Altre forme di trasmissione: via cavo e via satellite

Negli Stati Uniti la principale forma di trasmissione del segnale televisivo non è più quella via etere (che utilizza cioè lo spazio libero e antenne per distribuire il segnale), come avviene ancora in Italia, ma la televisione via cavo. Il segnale televisivo arriva fino all’apparecchio per mezzo di linee fisse di cavi, simili a quelli telefonici.
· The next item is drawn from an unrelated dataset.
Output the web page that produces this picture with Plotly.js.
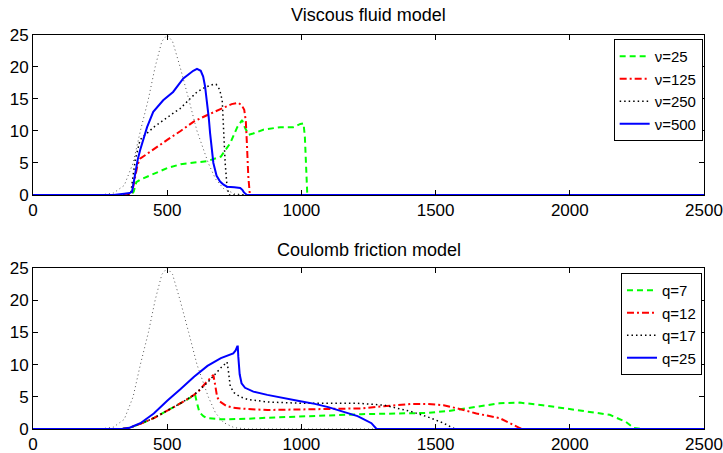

Rispetto alla trasmissione via etere, questo sistema permette anche alle televisioni private di far pagare un abbonamento ai propri utenti, e in cambio ridurre molto (oppure di eliminare del tutto) le interruzioni pubblicitarie.
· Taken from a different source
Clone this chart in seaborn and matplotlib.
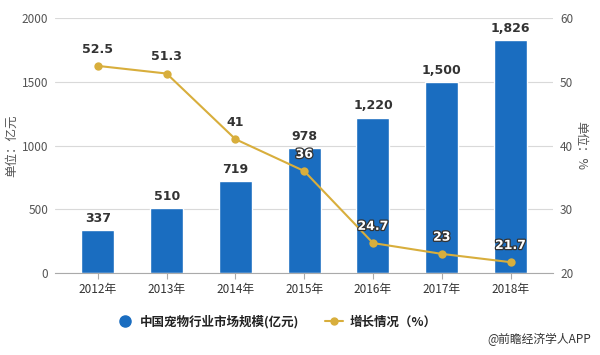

Un’altra forma di trasmissione televisiva che negli ultimi anni ha contribuito a cambiare le regole del mercato è la televisione via satellite.

Inizialmente i satelliti per telecomunicazioni sono stati usati solo come ripetitori, per portare il segnale di una rete televisiva oltre i confini nazionali: in questo modo, per esempio, il segnale della RAI raggiungeva gli Stati Uniti e qui, attraverso la normale trasmissione via etere o via cavo, poteva essere visto anche dalle comunità italiane di quel paese.

A partire dagli anni Novanta, tuttavia, furono lanciati i primi satelliti DBS (Direct broadcasting system «Sistema di trasmissione diretta») in grado di emettere un segnale abbastanza forte per essere captato anche da antenne di dimensioni contenute, le parabole. In questo modo ognuno può ricevere segnali provenienti dalle televisioni di tutto il mondo, oppure sottoscrivere un abbonamento a canali tematici che trasmettono un segnale criptato, e vederli per mezzo di un apposito decodificatore. Il segnale satellitare può essere trasmesso in formato digitale, il che consente di offrire una più ampia gamma di servizi e maggiore possibilità di scelta all’utente, che può persino comprare singoli programmi dall’emittente, come avviene per le partite di calcio.

In Italia e in altri paesi è stato introdotto recentemente anche il sistema digitale terrestre, in cui le trasmissioni sono inviate in formato digitale, ma sulla stessa gamma di frequenze impiegata dalla televisione tradizionale. Possono quindi essere ricevute dalle normali antenne purché l’apparecchio televisivo sia dotato di un decodificatore. Rispetto alla trasmissione televisiva tradizionale, il digitale terrestre ha il vantaggio di consentire l’aumento del numero dei canali a disposizione e di aggiungere servizi interattivi ai programmi.